**Requirements:**
Repeat exactly the lines running from the first line of the data to the line containing "Chart.register(...registerables);", both ends included, and nothing else; drop the pictures.

**Available data:**
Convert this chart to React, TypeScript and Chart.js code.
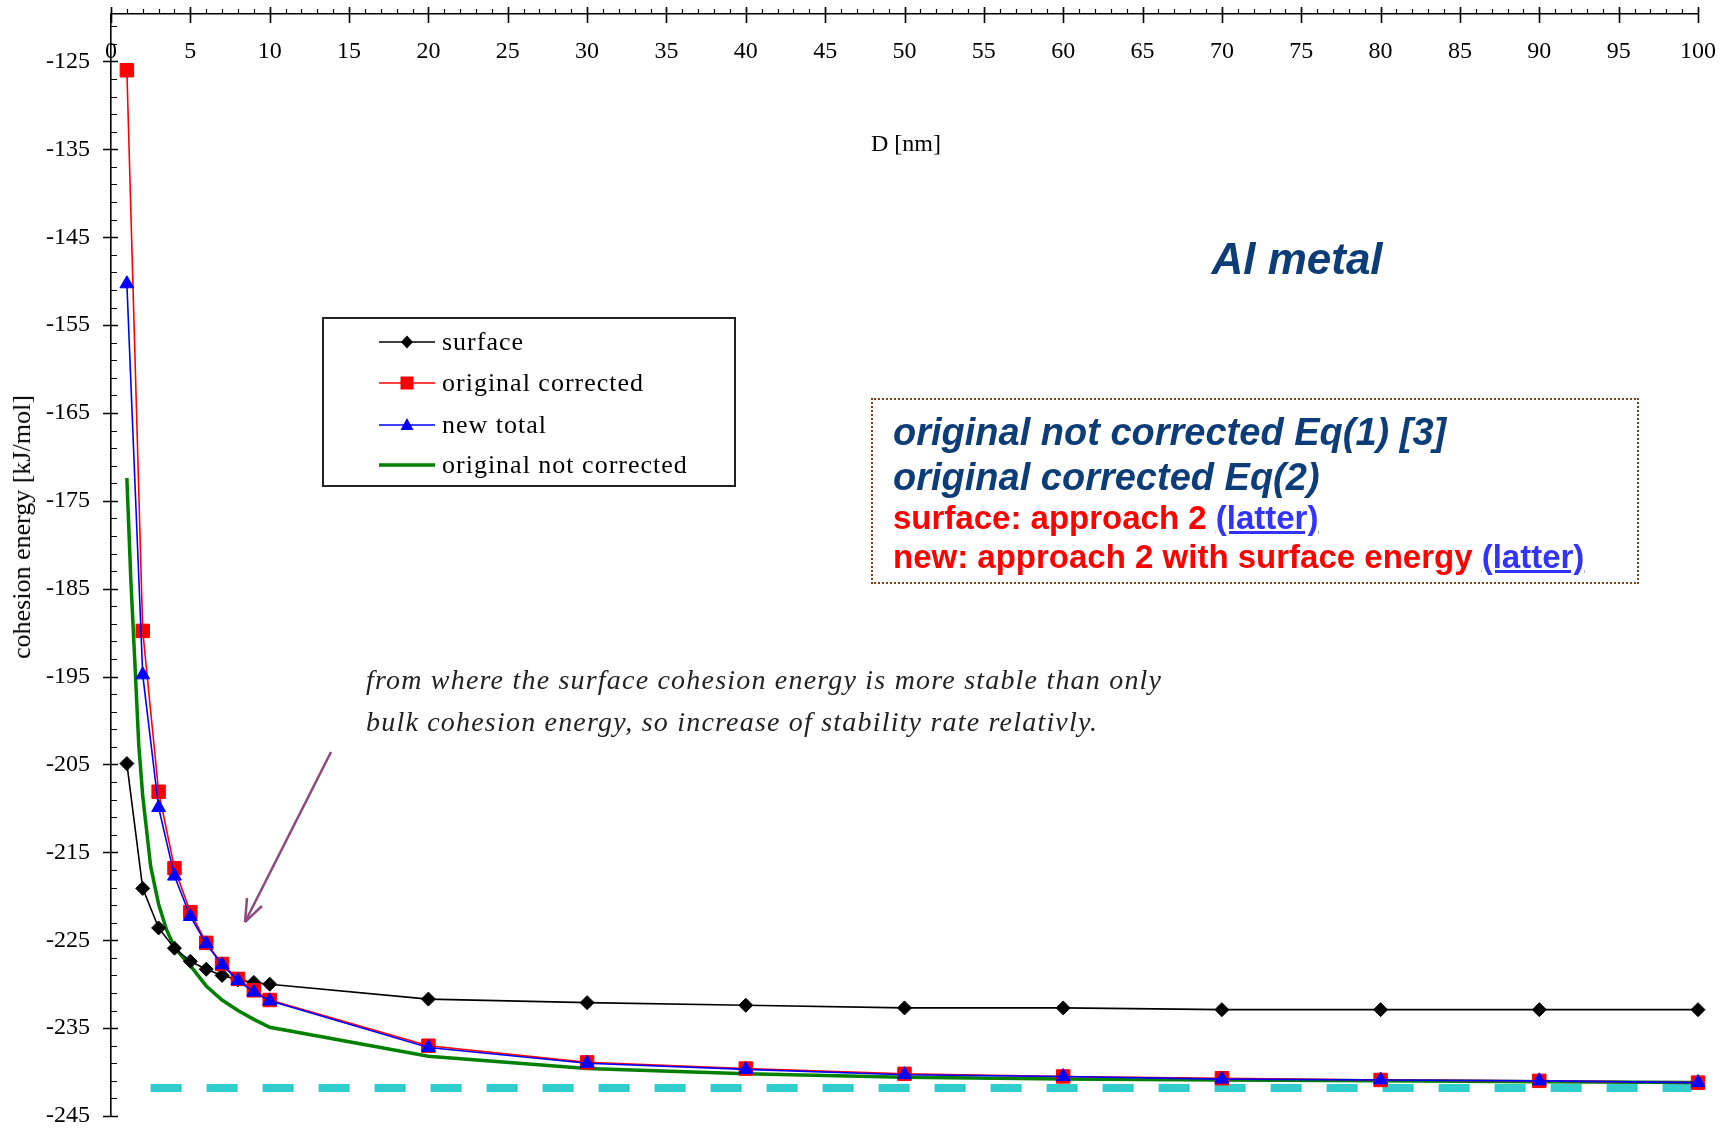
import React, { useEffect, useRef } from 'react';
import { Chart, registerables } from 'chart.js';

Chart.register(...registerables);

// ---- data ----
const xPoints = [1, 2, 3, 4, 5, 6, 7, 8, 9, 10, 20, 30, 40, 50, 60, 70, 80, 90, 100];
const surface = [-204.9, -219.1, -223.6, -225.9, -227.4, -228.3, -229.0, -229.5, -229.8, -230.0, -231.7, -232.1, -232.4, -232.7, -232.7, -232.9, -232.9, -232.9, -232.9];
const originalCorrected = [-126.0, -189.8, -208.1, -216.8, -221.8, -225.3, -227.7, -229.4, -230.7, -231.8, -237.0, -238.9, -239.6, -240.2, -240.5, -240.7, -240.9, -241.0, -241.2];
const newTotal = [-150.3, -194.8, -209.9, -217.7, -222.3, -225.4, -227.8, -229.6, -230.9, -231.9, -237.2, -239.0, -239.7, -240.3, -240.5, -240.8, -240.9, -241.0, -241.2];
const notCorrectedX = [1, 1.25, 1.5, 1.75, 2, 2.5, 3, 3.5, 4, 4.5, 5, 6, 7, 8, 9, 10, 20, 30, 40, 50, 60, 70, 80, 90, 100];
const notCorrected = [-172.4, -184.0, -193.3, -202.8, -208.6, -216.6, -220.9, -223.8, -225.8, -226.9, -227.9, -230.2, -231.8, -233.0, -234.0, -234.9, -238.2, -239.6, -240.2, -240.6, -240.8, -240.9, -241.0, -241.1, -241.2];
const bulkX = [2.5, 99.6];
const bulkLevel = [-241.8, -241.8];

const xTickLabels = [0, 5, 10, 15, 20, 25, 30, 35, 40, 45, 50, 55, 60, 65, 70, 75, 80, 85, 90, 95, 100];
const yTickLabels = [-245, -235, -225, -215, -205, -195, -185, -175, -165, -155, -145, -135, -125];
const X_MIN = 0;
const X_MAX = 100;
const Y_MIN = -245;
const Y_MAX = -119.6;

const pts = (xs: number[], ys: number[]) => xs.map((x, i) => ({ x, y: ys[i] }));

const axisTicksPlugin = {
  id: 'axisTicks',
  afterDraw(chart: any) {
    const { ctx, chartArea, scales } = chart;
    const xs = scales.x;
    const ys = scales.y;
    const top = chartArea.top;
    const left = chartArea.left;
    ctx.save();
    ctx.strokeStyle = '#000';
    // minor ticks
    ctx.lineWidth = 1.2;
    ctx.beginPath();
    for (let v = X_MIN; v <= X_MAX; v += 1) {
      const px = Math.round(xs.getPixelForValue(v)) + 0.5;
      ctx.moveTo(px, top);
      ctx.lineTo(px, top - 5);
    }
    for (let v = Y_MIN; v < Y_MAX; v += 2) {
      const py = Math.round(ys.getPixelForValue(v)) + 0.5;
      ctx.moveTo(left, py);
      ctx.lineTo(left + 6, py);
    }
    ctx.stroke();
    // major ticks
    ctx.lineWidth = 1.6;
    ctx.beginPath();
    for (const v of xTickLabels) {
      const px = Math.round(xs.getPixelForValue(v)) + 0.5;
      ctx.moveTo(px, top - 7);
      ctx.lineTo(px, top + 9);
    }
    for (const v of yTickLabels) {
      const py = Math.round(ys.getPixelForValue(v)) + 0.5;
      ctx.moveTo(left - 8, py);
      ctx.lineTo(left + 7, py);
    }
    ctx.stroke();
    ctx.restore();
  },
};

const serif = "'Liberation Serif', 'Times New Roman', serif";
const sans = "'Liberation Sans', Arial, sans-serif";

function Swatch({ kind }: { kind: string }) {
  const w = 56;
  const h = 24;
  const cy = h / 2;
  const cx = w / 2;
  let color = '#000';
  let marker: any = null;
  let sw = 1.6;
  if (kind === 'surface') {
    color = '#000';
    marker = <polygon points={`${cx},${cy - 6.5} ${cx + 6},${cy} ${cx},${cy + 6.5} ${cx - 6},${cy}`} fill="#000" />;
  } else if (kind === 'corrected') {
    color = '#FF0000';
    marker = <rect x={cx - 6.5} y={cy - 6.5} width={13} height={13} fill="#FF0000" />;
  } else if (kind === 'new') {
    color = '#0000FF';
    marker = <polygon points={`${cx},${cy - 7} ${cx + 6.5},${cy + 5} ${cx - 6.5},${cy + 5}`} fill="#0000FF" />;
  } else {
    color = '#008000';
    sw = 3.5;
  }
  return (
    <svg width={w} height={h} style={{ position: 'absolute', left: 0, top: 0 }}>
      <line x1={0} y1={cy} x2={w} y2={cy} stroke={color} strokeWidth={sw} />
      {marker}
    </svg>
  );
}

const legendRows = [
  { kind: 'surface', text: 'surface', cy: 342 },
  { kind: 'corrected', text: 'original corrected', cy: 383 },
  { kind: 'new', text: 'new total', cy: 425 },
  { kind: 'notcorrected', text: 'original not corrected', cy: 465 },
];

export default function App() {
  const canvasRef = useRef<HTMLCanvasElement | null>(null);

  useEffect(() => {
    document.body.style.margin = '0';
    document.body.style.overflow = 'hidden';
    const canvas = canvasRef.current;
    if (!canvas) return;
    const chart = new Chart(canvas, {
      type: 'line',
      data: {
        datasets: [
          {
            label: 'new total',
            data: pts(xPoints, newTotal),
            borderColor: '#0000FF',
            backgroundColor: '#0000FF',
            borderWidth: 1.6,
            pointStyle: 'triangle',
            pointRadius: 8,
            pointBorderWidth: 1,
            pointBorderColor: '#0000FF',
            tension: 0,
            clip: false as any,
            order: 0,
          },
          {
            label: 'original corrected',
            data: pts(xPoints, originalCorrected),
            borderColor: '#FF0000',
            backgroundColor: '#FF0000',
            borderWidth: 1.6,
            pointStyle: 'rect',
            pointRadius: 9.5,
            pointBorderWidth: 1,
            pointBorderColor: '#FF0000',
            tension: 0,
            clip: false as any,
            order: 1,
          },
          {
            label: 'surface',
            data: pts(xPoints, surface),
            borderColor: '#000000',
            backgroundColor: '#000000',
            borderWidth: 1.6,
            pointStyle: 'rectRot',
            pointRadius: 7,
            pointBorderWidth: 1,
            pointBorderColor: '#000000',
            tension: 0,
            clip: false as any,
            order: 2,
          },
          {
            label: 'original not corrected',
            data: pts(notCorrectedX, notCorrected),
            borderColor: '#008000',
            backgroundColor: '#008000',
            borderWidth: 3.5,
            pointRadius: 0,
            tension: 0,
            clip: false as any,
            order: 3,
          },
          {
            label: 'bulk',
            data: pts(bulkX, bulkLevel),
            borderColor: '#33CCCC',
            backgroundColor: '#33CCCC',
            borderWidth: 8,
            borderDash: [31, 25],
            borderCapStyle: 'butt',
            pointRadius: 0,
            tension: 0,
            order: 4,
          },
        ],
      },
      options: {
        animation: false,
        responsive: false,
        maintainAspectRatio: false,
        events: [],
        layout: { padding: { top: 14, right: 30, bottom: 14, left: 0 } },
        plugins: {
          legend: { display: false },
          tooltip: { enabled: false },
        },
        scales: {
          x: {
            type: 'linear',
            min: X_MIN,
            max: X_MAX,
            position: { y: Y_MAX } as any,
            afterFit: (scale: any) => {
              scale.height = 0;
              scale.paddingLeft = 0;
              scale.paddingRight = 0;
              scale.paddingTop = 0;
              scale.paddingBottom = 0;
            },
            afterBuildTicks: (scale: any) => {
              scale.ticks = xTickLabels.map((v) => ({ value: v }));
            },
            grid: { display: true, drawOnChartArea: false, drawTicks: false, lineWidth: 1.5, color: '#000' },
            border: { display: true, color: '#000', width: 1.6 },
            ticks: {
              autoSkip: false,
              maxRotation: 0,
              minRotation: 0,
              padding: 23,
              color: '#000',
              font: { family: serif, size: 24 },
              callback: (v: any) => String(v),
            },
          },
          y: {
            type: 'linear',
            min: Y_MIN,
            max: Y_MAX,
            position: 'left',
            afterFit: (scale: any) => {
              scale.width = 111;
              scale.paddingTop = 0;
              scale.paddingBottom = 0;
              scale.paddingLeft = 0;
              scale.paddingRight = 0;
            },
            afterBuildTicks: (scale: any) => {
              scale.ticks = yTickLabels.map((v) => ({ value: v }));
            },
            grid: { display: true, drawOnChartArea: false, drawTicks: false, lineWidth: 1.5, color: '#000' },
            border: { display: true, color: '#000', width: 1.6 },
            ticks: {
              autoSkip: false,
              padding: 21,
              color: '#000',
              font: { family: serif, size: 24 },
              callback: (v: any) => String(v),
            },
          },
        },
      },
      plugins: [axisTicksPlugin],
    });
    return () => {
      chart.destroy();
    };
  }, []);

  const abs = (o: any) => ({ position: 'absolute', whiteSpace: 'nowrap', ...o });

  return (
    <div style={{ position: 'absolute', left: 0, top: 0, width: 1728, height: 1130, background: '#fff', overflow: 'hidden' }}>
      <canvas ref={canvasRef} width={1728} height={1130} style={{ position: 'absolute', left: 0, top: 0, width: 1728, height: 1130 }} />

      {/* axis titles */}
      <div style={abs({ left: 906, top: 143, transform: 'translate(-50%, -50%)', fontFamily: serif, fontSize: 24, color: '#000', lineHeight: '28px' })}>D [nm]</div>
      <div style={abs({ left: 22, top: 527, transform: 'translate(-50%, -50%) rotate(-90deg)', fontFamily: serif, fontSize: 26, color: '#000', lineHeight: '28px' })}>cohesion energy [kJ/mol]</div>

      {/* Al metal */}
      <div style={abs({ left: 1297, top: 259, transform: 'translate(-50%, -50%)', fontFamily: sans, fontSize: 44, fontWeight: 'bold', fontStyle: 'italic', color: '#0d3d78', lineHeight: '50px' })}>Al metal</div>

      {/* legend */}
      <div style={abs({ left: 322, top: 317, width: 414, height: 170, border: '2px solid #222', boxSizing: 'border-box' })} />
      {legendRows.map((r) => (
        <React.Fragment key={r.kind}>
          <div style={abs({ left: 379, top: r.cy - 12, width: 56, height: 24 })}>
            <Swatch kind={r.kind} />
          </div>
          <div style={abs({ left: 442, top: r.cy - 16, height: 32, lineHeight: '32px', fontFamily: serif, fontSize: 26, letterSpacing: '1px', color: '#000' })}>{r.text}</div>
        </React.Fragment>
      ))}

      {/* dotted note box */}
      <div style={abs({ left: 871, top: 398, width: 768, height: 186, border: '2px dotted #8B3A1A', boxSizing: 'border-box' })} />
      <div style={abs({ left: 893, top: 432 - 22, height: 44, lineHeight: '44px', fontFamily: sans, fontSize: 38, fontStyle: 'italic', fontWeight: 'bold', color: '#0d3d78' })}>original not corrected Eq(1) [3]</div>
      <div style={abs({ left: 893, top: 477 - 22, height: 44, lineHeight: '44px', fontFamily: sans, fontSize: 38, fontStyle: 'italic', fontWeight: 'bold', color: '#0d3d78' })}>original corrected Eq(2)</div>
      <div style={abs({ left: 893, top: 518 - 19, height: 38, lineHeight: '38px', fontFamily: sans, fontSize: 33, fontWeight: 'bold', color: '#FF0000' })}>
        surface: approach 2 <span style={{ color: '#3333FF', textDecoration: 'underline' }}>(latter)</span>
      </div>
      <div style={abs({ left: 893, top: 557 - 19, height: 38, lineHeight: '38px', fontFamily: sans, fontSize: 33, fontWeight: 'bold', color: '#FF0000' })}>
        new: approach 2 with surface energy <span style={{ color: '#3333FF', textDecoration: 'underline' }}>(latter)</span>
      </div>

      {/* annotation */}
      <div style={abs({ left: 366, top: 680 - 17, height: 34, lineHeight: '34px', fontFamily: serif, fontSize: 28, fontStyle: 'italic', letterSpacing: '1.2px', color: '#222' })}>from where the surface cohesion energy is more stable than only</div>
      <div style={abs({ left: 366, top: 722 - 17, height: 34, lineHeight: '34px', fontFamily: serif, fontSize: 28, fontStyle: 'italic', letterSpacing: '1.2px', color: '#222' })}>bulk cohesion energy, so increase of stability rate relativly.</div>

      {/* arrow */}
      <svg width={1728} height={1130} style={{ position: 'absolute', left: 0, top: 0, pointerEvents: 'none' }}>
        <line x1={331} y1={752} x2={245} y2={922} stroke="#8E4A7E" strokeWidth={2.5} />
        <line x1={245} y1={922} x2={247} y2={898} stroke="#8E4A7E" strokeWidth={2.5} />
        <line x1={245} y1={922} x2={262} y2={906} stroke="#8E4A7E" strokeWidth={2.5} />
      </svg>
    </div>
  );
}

**Solution for this task:**
Convert this chart to React, TypeScript and Chart.js code.
import React, { useEffect, useRef } from 'react';
import { Chart, registerables } from 'chart.js';

Chart.register(...registerables);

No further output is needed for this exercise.